For areas where less than 20 wells were sample, only the maximum observed contaminant concentration is reported. We are interested in whether or not there is a correlation between flouride and arsenic concentrations and for this we will look at the reported median concentrations. Thus we will restrict our investigation to areas that sampled at least 20 wells for both the flouride and arsenic tests.

wells <- wells %>%
     filter(n.flouride >= 20, n.arsenic >= 20)

Before testing for correlation between the median arsenic and flouride levels, let’s take a look at the distribution of these variables.

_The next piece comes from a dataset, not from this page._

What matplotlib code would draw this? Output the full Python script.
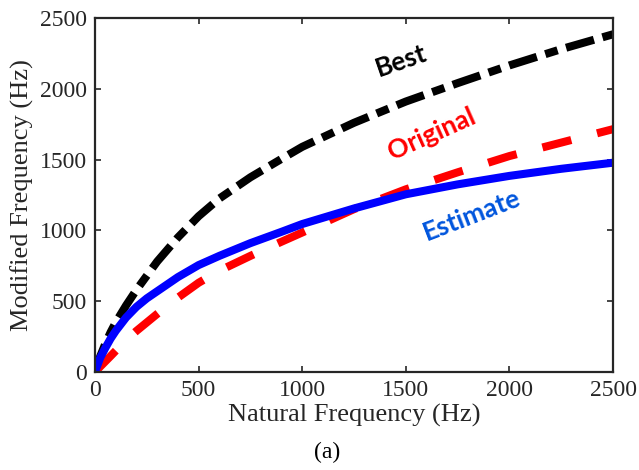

hist(wells$median.flouride,
     main = 'Observed Distrubtion of Median Flouride Level',
     xlab = 'Concentration ug/L')

hist(wells$median.arsenic,
     main = 'Observed Distribution of Median Arsenic Level',
     xlab = 'Concentration ug/L')


It is clear that the distributions of the median contaminant levels are not close to normal (they very right-skewed). Thus we will use a non-parametric test of correlation. A commonly used non parametric test is the Spearman’s rank correlation test. This test compares the rank of different observations. For example, if one location has higher median flouride levels than another it has a higher “rank” for flouride level. The test basically looks at whether observations that rank higher in one variable (e.g. median flouride level) also rank higher in the other variable (e.g. median arsenic level). The Spearman’s rank correlation coefficient can take values between negative one and positive values. Negative values indicate the variables are negatively correlated while positive values indicate a positive correlation. The “Hmisc” package in R can calculate the Spearman’s rank coefficient and the p-value for said statistic. The p-value is the likelihood of observing the correlation just by chance. For our purposes we will use the standard alpha level of 5%, so we won’t consider the results significant unless the p-value is less than 0.05.

library(Hmisc)
rcorr(as.matrix(wells[,c('median.flouride', 'median.arsenic')]), 
      type="spearman")
##                 median.flouride median.arsenic
## median.flouride            1.00           0.11
## median.arsenic             0.11           1.00
## 
## n= 341 
## 
## 
## P
##                 median.flouride median.arsenic
## median.flouride                 0.0527        
## median.arsenic  0.0527


The output from the ‘rcorr’ function means that the Spearman’s coefficient for the rank correlation between median flouride and median arsenic levels is 0.11, indicating that there is a weak positive correlation between median flouride and arsenic levels. However, the p-value is 0.0527, meaning that there is a 5.27% chance that the observed correlation is just due to chance. Since our chosen cut-off point was 0.05 we cannot conclude that there is any significant correlation between median arsenic and flouride levels. Thus we conclude that there is no significant evidence for a correlation between arsenic and flouride levels in private drinking wells.